Sunday, June 18, 2006

My pot of gold at the end of the rainbow



The degree of luck and joy I feel I have found in my new little flat in Potts Point was reflected beautifully one morning by a rainbox ending just outside my window. A pot of gold indeed it did lead to, but rather than coins, my pot is full of hope and glee.


I feel inordinately lucky to have found my little home: I had always dreamed of living in a place with a view, that would inspire and excite and calm me. But unfortunately, views don't come cheap, and as a single lass, they certainly don't come cheap enough. So after several weeks of flat-hunting through dingy shoe boxes and over-priced niches, I was resigned to live in a more modest abode.

So when a random real estate agent called me back from a phone call I don't remember making, it was with reluctance I agreed to view a property he was managing. It was too much, and I was just getting tired of it all. Nevertheless, I arranged to meet him in my lunch break. After all, I did need to move out of my parents house.

Unsurprisingly, I was late to my appointment, so I was literally sprinting down Victoria Street (past all the backpacker hostels) in my heels and pencil skirt, and finally arrived panting and pink to an unexpectedly beautiful part of Sydney. The gorgeous terraces give way to an uninterrupted view of the city skyline and the Harbour Bridge, and there I found what was to be my home.

I knew as soon as I walked in - light poured in through the omnipresent light. Almost every wall was covered in a window or a mirror, which meant not only was it glowing, but besides light, it was also letting in 'the best of Sydney'. What do I mean by this: from my window I see all the things that make Sydney Sydney: the city skyline with the western sky behind it, and its juxtaposition with St Mary's Cathedral and the Domain's verdant greenness; Woolloomooloo Wharf; Harry's Cafe De Wheels; the Opera House, the Harbour Bridge, Fort Denison, the harbour; and Sydney's Navy Base and massive ships. The flat itself is cute and perfect for one. And there is a roof terrace with a pool and BBQ area, with 360 degree views of everything. It is quite spectacular.

I saw the place and loved it, yet managed to contain my excitement enough to determine if the flat was livable: but a quick investigation proved it was: internal laundry, all appliances built-in, tonnes of storage, security building. I had to negotiate on price a little, but once that was done, I was ready to move in.

And it has been heavenly since. I splurged on my furnishings, and have made the flat a real haven. I literally walk in at nights and call out "I love you, little flat! You make me so happy!". I love to laze around, to sit by the window at nights and gaze at the city lights, to watch the sunset behind the Harbour Bridge with a glass of red wine by the poolside terrace, to have friends over and chat for hours on my dining table where ever seat has water views (courtesy of the mirrors!). And especially at this time in my life when I am struggling with so other new challenges, its deeply reassuring and motivating to have a beautiful base that inspires and nourishes me. It truly is a treasure, a pot of gold even, that rainbows can't help but shower with glory.

Monday, June 12, 2006

Settling

Its now been over 3 months since I have settled back in Sydney. Its been unsurprisingly a very eventful time. I wonder if my life will ever be ordinary (I sincerely hope not).

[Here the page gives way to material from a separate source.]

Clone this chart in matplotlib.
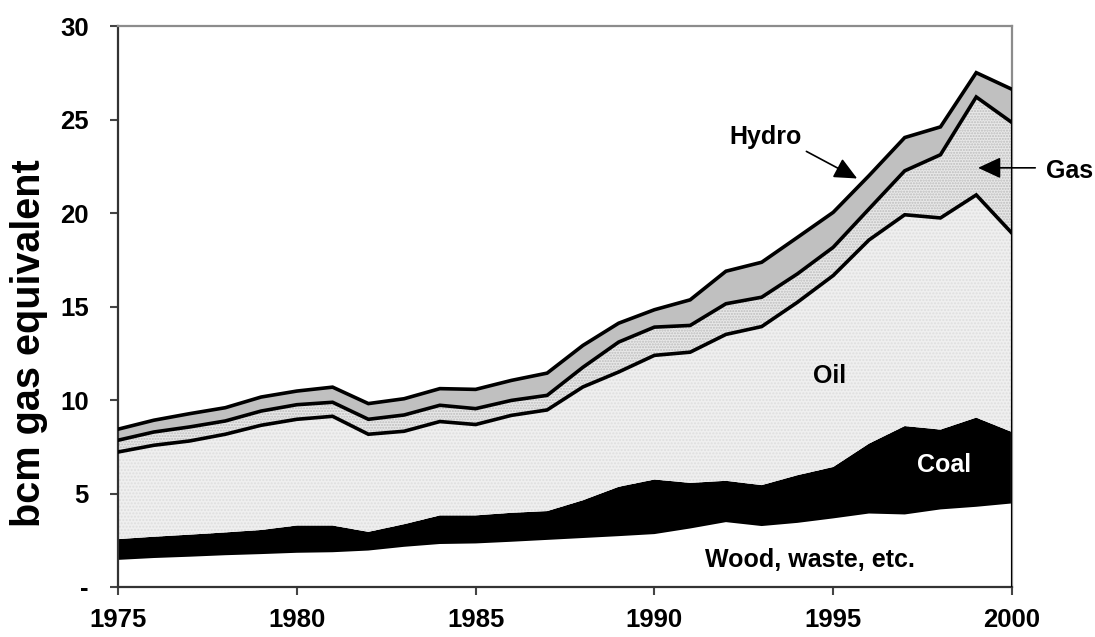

I will spare you the details of what has been a horribly difficult time for me, enough to say that moving countries is not an easy thing to do, and some things that you wish were different have stayed stagnant, and other things that you thought were constants in your life show their weaknesses.

But I climbed Kilimanjaro for goodness sake. I can handle a few life upsets, right? So I start every morning with the wonderful Inaya Day song 'Hold your head up high', and as I stride along Wooloomooloo Wharf, with the sun glinting off the harbour, on my way to work. And I have surrounded myself with wonderful people who make my heart well with joy. The newest of these friends is a girl called Sunita.

I met her on Mardi Gras night at Damien and Sean's house. It was one of those meetings that if she were a guy would have been love at first sight. I seem to have that kind of falling-in-love-with-girl-friends phenomenon with all the women that become my best friends, and with Sunita it was sharper than ever. In fact, I have come to realise she was an angel sent to me from the heavens to help me through challenging times. OK, thats rather cheesy. But sometimes people enter your life that in retrospect you realise were fundamental to your life path.


Within weeks we were camping together, going on road trips together, having adventures. We were each others last-person-to-speak-to-before-you-go-to-sleep. We were able to communicate with just a glance. We had random mussel nights and dressed as porn-stars at gay parties. Sunita made my home-coming not only palatable, but thrilling. She was the element that turning 'settling' into 'scintillating'.

So now I face my life here refreshed. I still miss London terribly, particulary at this time of year when the sun sets at 10:30pm and everyone spins in a heady mania of joy. But you know, I have here in Sydney the things that truly matter: my family that I adore and finally really enjoy spending time with, warmth and sunlight and water and seafood, and of course, almost all my closest friends. All that was left was the determination to make my new reality into something extraordinary and thrilling, and I can now state - with the help of people like Sunita - this is finally happening.